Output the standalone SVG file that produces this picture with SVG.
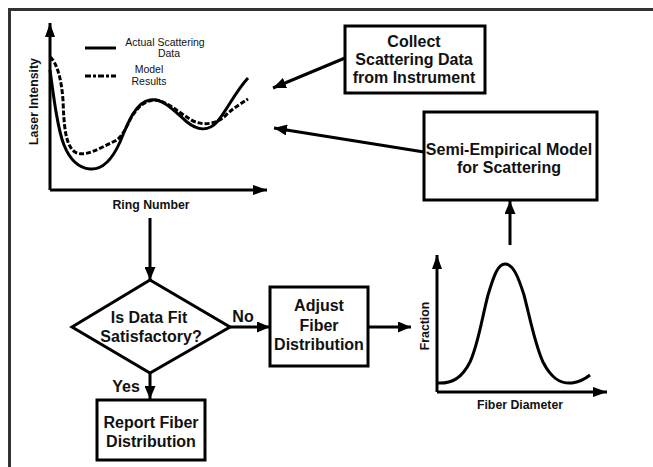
<svg xmlns="http://www.w3.org/2000/svg" width="653" height="467" viewBox="0 0 653 467">
<style>
.bx{fill:#fff;stroke:#000;stroke-width:3}
.t{font-family:"Liberation Sans",Arial,sans-serif;font-weight:bold;font-size:16px;fill:#111;text-anchor:middle}
.ax{font-family:"Liberation Sans",Arial,sans-serif;font-weight:bold;font-size:12.3px;fill:#111;text-anchor:middle}
.lg{font-family:"Liberation Sans",Arial,sans-serif;font-size:10.5px;fill:#111;text-anchor:middle}
.c{fill:none;stroke:#000;stroke-width:3}
.ar{fill:none;stroke:#000;stroke-width:3;marker-end:url(#ah)}
.axl{fill:none;stroke:#000;stroke-width:3;marker-end:url(#axh)}
</style>
<defs>
<marker id="ah" markerUnits="userSpaceOnUse" markerWidth="13" markerHeight="11" refX="13" refY="5.5" orient="auto">
<path d="M0,0 L13,5.5 L0,11 z" fill="#000"/>
</marker>
<marker id="axh" markerUnits="userSpaceOnUse" markerWidth="14" markerHeight="10" refX="14" refY="5" orient="auto">
<path d="M0,0 L14,5 L0,10 z" fill="#000"/>
</marker>
</defs>
<rect width="653" height="467" fill="#fff"/>
<path d="M9.5,467 V9.5 H653" fill="none" stroke="#333" stroke-width="3"/>

<g id="scatter-plot">
<path class="axl" d="M50,190 V23"/>
<path class="axl" d="M50,190 H267"/>
<path class="c" d="M50,70 C54,100 58,130 64,145 C70,160 78,168 90,169 C102,170 112,160 120,142 C128,122 136,102 150,100 C164,98 175,112 187,122 C197,130 208,132 217,122 C226,112 235,92 248,78"/>
<path class="c" stroke-width="2.5" stroke-dasharray="5,2" d="M50,57 C56,62 61,75 63,100 C64,125 65,145 75,152 C84,158 100,148 115,141 C125,136 128,120 135,112 C141,104 148,100 155,100 C165,100 178,112 193,121 C205,126 218,124 227,114 C235,107 242,103 248,99"/>
<path class="c" d="M85,48 H116"/>
<path class="c" stroke-width="2.5" stroke-dasharray="6,2,3,2" d="M85,76 H116"/>
<text class="lg" x="165" y="46">Actual Scattering</text>
<text class="lg" x="169" y="57">Data</text>
<text class="lg" x="149" y="73">Model</text>
<text class="lg" x="149" y="85">Results</text>
<text class="ax" x="151" y="209">Ring Number</text>
<text class="ax" transform="translate(37.5,101.5) rotate(-90)">Laser Intensity</text>
</g>

<g id="collect">
<rect class="bx" x="345" y="26" width="140" height="67"/>
<text class="t" x="414" y="47">Collect</text>
<text class="t" x="414" y="65">Scattering Data</text>
<text class="t" x="414" y="83">from Instrument</text>
</g>

<g id="model">
<rect class="bx" x="424" y="112" width="173" height="88"/>
<text class="t" x="509" y="155">Semi-Empirical Model</text>
<text class="t" x="509" y="173">for Scattering</text>
</g>

<g id="decision">
<path class="bx" d="M150,280 L230,327 L150,373 L72,327 z"/>
<text class="t" x="149" y="323">Is Data Fit</text>
<text class="t" x="151" y="342">Satisfactory?</text>
</g>

<g id="adjust">
<rect class="bx" x="270" y="287" width="98" height="79"/>
<text class="t" x="319" y="311">Adjust</text>
<text class="t" x="319" y="331">Fiber</text>
<text class="t" x="319" y="350">Distribution</text>
</g>

<g id="report">
<rect class="bx" x="97" y="400" width="108" height="60"/>
<text class="t" x="151" y="428">Report Fiber</text>
<text class="t" x="151" y="447">Distribution</text>
</g>

<g id="distribution-plot">
<path class="axl" d="M437,392 V255"/>
<path class="axl" d="M437,392 H607"/>
<path class="c" d="M437,383 C452,384 462,378 470,362 C478,345 482,318 488,295 C494,275 498,264 505,264 C513,264 518,276 524,295 C530,318 535,345 543,362 C551,378 560,384 572,383 C580,382 585,379 590,375"/>
<text class="ax" transform="translate(429,326) rotate(-90)">Fraction</text>
<text class="ax" x="520" y="409">Fiber Diameter</text>
</g>

<g id="connectors">
<path class="ar" d="M345,58 L273,88"/>
<path class="ar" d="M424,152 L274,128"/>
<path class="ar" d="M510,245 V201"/>
<path class="ar" d="M150,218 V280"/>
<path class="ar" d="M230,327 H270"/>
<path class="ar" d="M150,373 V399"/>
<path class="ar" d="M368,327 H411"/>
<text class="t" x="243" y="322">No</text>
<text class="t" x="126" y="392">Yes</text>
</g>
</svg>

*-*-*

#### [Problem description]
Set the pictures aside and transcribe the data above exactly.

#### [Answer in full]
Output the standalone SVG file that produces this picture with SVG.
<svg xmlns="http://www.w3.org/2000/svg" width="653" height="467" viewBox="0 0 653 467">
<style>
.bx{fill:#fff;stroke:#000;stroke-width:3}
.t{font-family:"Liberation Sans",Arial,sans-serif;font-weight:bold;font-size:16px;fill:#111;text-anchor:middle}
.ax{font-family:"Liberation Sans",Arial,sans-serif;font-weight:bold;font-size:12.3px;fill:#111;text-anchor:middle}
.lg{font-family:"Liberation Sans",Arial,sans-serif;font-size:10.5px;fill:#111;text-anchor:middle}
.c{fill:none;stroke:#000;stroke-width:3}
.ar{fill:none;stroke:#000;stroke-width:3;marker-end:url(#ah)}
.axl{fill:none;stroke:#000;stroke-width:3;marker-end:url(#axh)}
</style>
<defs>
<marker id="ah" markerUnits="userSpaceOnUse" markerWidth="13" markerHeight="11" refX="13" refY="5.5" orient="auto">
<path d="M0,0 L13,5.5 L0,11 z" fill="#000"/>
</marker>
<marker id="axh" markerUnits="userSpaceOnUse" markerWidth="14" markerHeight="10" refX="14" refY="5" orient="auto">
<path d="M0,0 L14,5 L0,10 z" fill="#000"/>
</marker>
</defs>
<rect width="653" height="467" fill="#fff"/>
<path d="M9.5,467 V9.5 H653" fill="none" stroke="#333" stroke-width="3"/>

<g id="scatter-plot">
<path class="axl" d="M50,190 V23"/>
<path class="axl" d="M50,190 H267"/>
<path class="c" d="M50,70 C54,100 58,130 64,145 C70,160 78,168 90,169 C102,170 112,160 120,142 C128,122 136,102 150,100 C164,98 175,112 187,122 C197,130 208,132 217,122 C226,112 235,92 248,78"/>
<path class="c" stroke-width="2.5" stroke-dasharray="5,2" d="M50,57 C56,62 61,75 63,100 C64,125 65,145 75,152 C84,158 100,148 115,141 C125,136 128,120 135,112 C141,104 148,100 155,100 C165,100 178,112 193,121 C205,126 218,124 227,114 C235,107 242,103 248,99"/>
<path class="c" d="M85,48 H116"/>
<path class="c" stroke-width="2.5" stroke-dasharray="6,2,3,2" d="M85,76 H116"/>
<text class="lg" x="165" y="46">Actual Scattering</text>
<text class="lg" x="169" y="57">Data</text>
<text class="lg" x="149" y="73">Model</text>
<text class="lg" x="149" y="85">Results</text>
<text class="ax" x="151" y="209">Ring Number</text>
<text class="ax" transform="translate(37.5,101.5) rotate(-90)">Laser Intensity</text>
</g>

<g id="collect">
<rect class="bx" x="345" y="26" width="140" height="67"/>
<text class="t" x="414" y="47">Collect</text>
<text class="t" x="414" y="65">Scattering Data</text>
<text class="t" x="414" y="83">from Instrument</text>
</g>

<g id="model">
<rect class="bx" x="424" y="112" width="173" height="88"/>
<text class="t" x="509" y="155">Semi-Empirical Model</text>
<text class="t" x="509" y="173">for Scattering</text>
</g>

<g id="decision">
<path class="bx" d="M150,280 L230,327 L150,373 L72,327 z"/>
<text class="t" x="149" y="323">Is Data Fit</text>
<text class="t" x="151" y="342">Satisfactory?</text>
</g>

<g id="adjust">
<rect class="bx" x="270" y="287" width="98" height="79"/>
<text class="t" x="319" y="311">Adjust</text>
<text class="t" x="319" y="331">Fiber</text>
<text class="t" x="319" y="350">Distribution</text>
</g>

<g id="report">
<rect class="bx" x="97" y="400" width="108" height="60"/>
<text class="t" x="151" y="428">Report Fiber</text>
<text class="t" x="151" y="447">Distribution</text>
</g>

<g id="distribution-plot">
<path class="axl" d="M437,392 V255"/>
<path class="axl" d="M437,392 H607"/>
<path class="c" d="M437,383 C452,384 462,378 470,362 C478,345 482,318 488,295 C494,275 498,264 505,264 C513,264 518,276 524,295 C530,318 535,345 543,362 C551,378 560,384 572,383 C580,382 585,379 590,375"/>
<text class="ax" transform="translate(429,326) rotate(-90)">Fraction</text>
<text class="ax" x="520" y="409">Fiber Diameter</text>
</g>

<g id="connectors">
<path class="ar" d="M345,58 L273,88"/>
<path class="ar" d="M424,152 L274,128"/>
<path class="ar" d="M510,245 V201"/>
<path class="ar" d="M150,218 V280"/>
<path class="ar" d="M230,327 H270"/>
<path class="ar" d="M150,373 V399"/>
<path class="ar" d="M368,327 H411"/>
<text class="t" x="243" y="322">No</text>
<text class="t" x="126" y="392">Yes</text>
</g>
</svg>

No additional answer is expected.